At the start of talks on the US-Pakistan bilateral investment treaty in September 2004, the then USTR chief Robert Zoellick said: “ Pakistan and the United States are partners in combating global terrorism.

A BIT based on high standards as contained in our model text can play an important role in strengthening Pakistan’s economy, so as to create new opportunities for exporters and investors in both economies and assist in meeting the economic conditions to counter terrorism.”

However, it is not the WTO’s failure alone to reach an overall accord under Doha mandate that the US is trying to cash on. It is in fact a greedy attempt on its part to extract maximum concessions from weak developing countries by taking the route of bilateral or sub-regional agreements. And the experience of several developing countries tells us that there has been no impact of BITs on investment flows from the signatory developed countries.
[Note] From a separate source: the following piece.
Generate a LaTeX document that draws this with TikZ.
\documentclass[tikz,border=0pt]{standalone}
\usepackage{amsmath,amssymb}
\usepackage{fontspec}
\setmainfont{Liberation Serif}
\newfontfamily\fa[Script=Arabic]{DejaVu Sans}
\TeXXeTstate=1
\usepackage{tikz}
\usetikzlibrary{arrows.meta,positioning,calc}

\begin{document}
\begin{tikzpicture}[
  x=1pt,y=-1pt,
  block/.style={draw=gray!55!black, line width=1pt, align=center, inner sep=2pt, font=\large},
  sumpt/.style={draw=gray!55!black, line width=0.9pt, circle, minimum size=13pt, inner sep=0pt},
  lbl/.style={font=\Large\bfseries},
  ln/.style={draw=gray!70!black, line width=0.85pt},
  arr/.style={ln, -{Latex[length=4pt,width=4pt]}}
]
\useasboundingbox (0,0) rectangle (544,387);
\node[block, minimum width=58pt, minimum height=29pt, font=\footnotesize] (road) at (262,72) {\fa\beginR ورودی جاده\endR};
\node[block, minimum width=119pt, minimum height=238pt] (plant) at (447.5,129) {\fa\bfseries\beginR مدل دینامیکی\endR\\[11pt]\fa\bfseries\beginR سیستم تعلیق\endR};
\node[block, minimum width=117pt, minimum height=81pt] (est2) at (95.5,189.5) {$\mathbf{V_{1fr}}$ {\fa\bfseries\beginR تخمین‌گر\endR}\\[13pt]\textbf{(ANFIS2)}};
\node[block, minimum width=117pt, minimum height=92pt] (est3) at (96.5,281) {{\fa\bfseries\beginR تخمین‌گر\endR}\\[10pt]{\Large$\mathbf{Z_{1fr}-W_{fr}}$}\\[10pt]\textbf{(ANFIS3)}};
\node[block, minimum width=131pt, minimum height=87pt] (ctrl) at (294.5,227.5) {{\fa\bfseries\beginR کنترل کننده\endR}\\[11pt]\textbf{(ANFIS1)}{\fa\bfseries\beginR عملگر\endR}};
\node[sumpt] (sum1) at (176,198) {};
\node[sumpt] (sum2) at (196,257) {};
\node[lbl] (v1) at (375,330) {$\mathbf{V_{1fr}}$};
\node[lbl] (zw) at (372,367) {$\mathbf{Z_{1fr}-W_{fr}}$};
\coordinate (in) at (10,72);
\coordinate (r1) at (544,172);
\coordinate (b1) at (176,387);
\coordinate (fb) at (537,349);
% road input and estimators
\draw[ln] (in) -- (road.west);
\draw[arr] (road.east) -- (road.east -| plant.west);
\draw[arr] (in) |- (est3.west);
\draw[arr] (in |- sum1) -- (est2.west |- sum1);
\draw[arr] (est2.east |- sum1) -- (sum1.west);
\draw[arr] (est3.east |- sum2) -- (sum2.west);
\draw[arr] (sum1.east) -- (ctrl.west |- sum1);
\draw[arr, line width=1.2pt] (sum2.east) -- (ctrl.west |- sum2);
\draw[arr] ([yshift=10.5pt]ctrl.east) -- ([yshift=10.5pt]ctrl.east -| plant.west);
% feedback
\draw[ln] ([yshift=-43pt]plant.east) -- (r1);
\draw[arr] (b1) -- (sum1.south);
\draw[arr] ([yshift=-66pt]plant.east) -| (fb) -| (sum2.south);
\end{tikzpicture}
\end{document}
Developing countries are usually eager to attract foreign investment, whatever the conditions, under the belief that this is the only way out to get rid of under-development.

A study conducted by Prof. Carlos M. Corea, an expert on IPR issues, says the BITs or free and regional trade agreements (FTAs, RTAs) actually allow developed countries to influence the domestic political economy of developing countries and advance the interests of their corporations in the latter’s markets. The establishment of BITs has a strategic value for developed countries.

According to him, the BITs of American initiative often contain following concessions and guarantees on behalf of the developing country partner:

(1) Every sector of the economy is to be opened to foreign investment. These include health, education, electricity, water and even prisons.

(2) ‘National treatment’ to be accorded to American companies. National treatment, a WTO term, means equal treatment.

(3) US investors to enjoy same privileges as local or any other foreign companies.

(4) Expectation of earnings by US businesses must be guaranteed.

(5) Compensations to US firms when they do not earn what they expect.

(6) US businesses to be protected against any kind of expropriation.